My faith starts with the color plates in my mom's German Bible before I could read. But Gine comes next and had even greater influence. She went to kindergarten at our church where they learned and sang hymns rather than kid's ditties like "London Bridge." It was a trickle-down hymnological economy that actually worked. I gained the language of faith from her. Like a tow-headed Paul who handed on what had first been given her. "My faith looks up to thee, thou lamb of Calvary, savior deevine." "Beau-tee-ful savior, king of creation." "Thine is the glory, ris'n conqu'ring son. Endless is the victory thou or death hast won." This was the playlist in the way-back of our light blue 1963 Ford Fairlane station wagon as we drove to our grandparent's ranch for Easter or home with two sides of beef after butchering in November. We sang the words that now have become my stock in trade, my syllabi, my lifeblood.
When I was six or so, Gine and I were running through the sprinkler of a blue-skied summer morning alongside our eight-wide trailer house. When she said we should play school under the Chinese elm in the corner of the yard, I demurred.

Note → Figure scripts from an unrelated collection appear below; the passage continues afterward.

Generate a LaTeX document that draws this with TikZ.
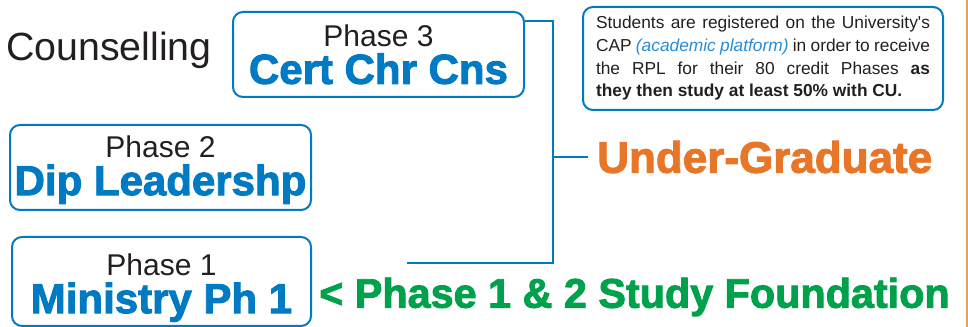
\documentclass[tikz,border=0pt]{standalone}
\usepackage{fontspec}
\setmainfont{Liberation Sans}
\newfontfamily\heavyfont[FakeBold=2.2]{Liberation Sans Bold}
\definecolor{cublue}{RGB}{0,122,194}
\definecolor{culight}{RGB}{40,140,212}
\definecolor{cuorange}{RGB}{232,118,40}
\definecolor{cugreen}{RGB}{0,161,75}
\definecolor{cutext}{RGB}{35,31,32}
\definecolor{cutan}{RGB}{236,160,80}
\tikzset{
  phasebox/.style={draw=cublue, line width=1.5pt, rounded corners=7.5pt,
    align=center, inner sep=0pt, text=cutext,
    font=\fontsize{22.5}{27}\selectfont},
  link/.style={draw=cublue, line width=1.5pt},
}
\newcommand{\phaselabel}[3][0pt]{\rule{0pt}{#1}Phase #2\\[1pt]{\heavyfont\fontsize{31.5}{34}\selectfont\color{cublue}#3}}

\begin{document}
\begin{tikzpicture}[x=0.75pt, y=-0.75pt]
  \useasboundingbox (0,0) rectangle (968,327);
  %
  \node[text=cutext, font=\fontsize{29.5}{34}\selectfont] (couns) at (109,50) {Counselling};
  %
  \node[phasebox, minimum width=218.25pt, minimum height=63.75pt] (p3) at (378.5,54.5)
    {\phaselabel{3}{Cert Chr Cns}};   % top box
  \node[phasebox, minimum width=225.75pt, minimum height=63.75pt] (p2) at (160.5,167.5)
    {\phaselabel[20pt]{2}{Dip Leadershp}};  % middle box
  \node[phasebox, minimum width=224.25pt, minimum height=66.75pt] (p1) at (161.5,281.5)
    {\phaselabel[26pt]{1}{Ministry Ph 1}};  % bottom box
  %
  \node[draw=cublue, line width=1.5pt, rounded corners=7.5pt, minimum width=270pt,
    minimum height=77.25pt, text width=250.5pt, align=justify, text=cutext,
    font=\fontsize{13}{17}\selectfont] (info) at (763,58.5)
    {Students are registered on the University\textquotesingle s\linebreak
     CAP {\color{culight}\itshape (academic platform)} in order to receive\linebreak
     the RPL for their 80 credit Phases \textbf{as\linebreak
     they then study at least 50\% with CU.}};
  %
  \node[anchor=west, inner sep=0pt, inner xsep=6.75pt, text=cuorange,
    font=\heavyfont\fontsize{33}{36}\selectfont] (ug) at (588,157) {Under-Graduate};
  \node[anchor=west, inner sep=0pt, text=cugreen,
    font=\heavyfont\fontsize{31}{34}\selectfont] (found) at (319,297)
    {< Phase 1 \& 2 Study Foundation};
  %
  \coordinate (spine) at (553,157);
  \coordinate (tail) at (407,263);
  \draw[link] ([yshift=-7.5pt]p3.north east) -| (tail -| spine) -- (tail);
  \draw[link] (spine) -- (ug.west);
  %
  \draw[cutan, line width=1.5pt] (966.5,0) -- (966.5,327);   % right rule
\end{tikzpicture}
\end{document}
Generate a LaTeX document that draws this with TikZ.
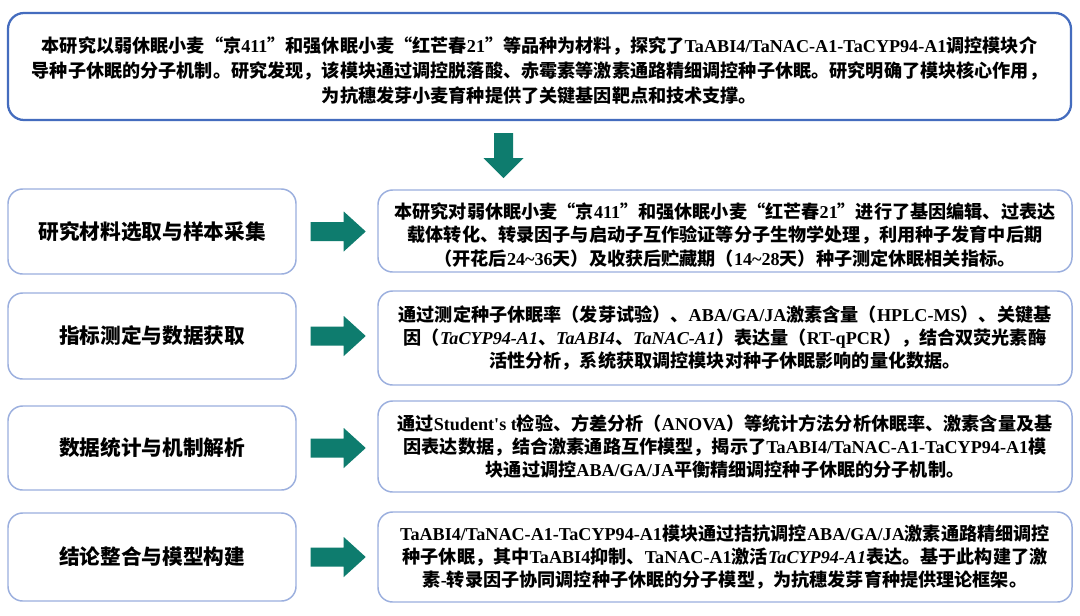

I knew who got to be teacher, and it wasn't me. So I headed in for a glass of Kool-Aid. Coming around the front of the trailer, I grabbed the hitch, and a jolt of electricity discovered my body was the shortest way into the ground. Gripped by literal power greater the myself, I couldn't free myself. All my understanding and efforts, my wits and wrenching were useless. My voice was so weak Gine couldn't hear me yelling. But she came nonetheless. She sauntered over in her leather sandals, safe from the electrical demon. She casually grabbed my arm and pulled me free from death's grip. And she was singing. "I know that my redeemer lives."
Two weekends ago Mary and I heard our son Sam's professional choir perform Handel's Messiah with the St. Paul Chamber Orchestra. When we finally got to the soprano aria with that same text, "I know that my redeemer liveth," I was in tears. I recognized again the enormity of what Gine had done. Oh, she would never say it was anything at all. But I'm alive today because of her. And it's a life steeped in hope and resurrection.
I know how our Lord works. I know that my sister liveth. My Beloved Ginchen, co-traveler through pine forests and Dakota prairies, enchanted by the delicate and beautiful, creator of her own beauty, lover of snow. She and I are perishable indeed. Yet the perishable will put on the imperishable. And the dead will be raised. In a moment, in the twinkling of an eye. I know twinkling, for those were her eyes.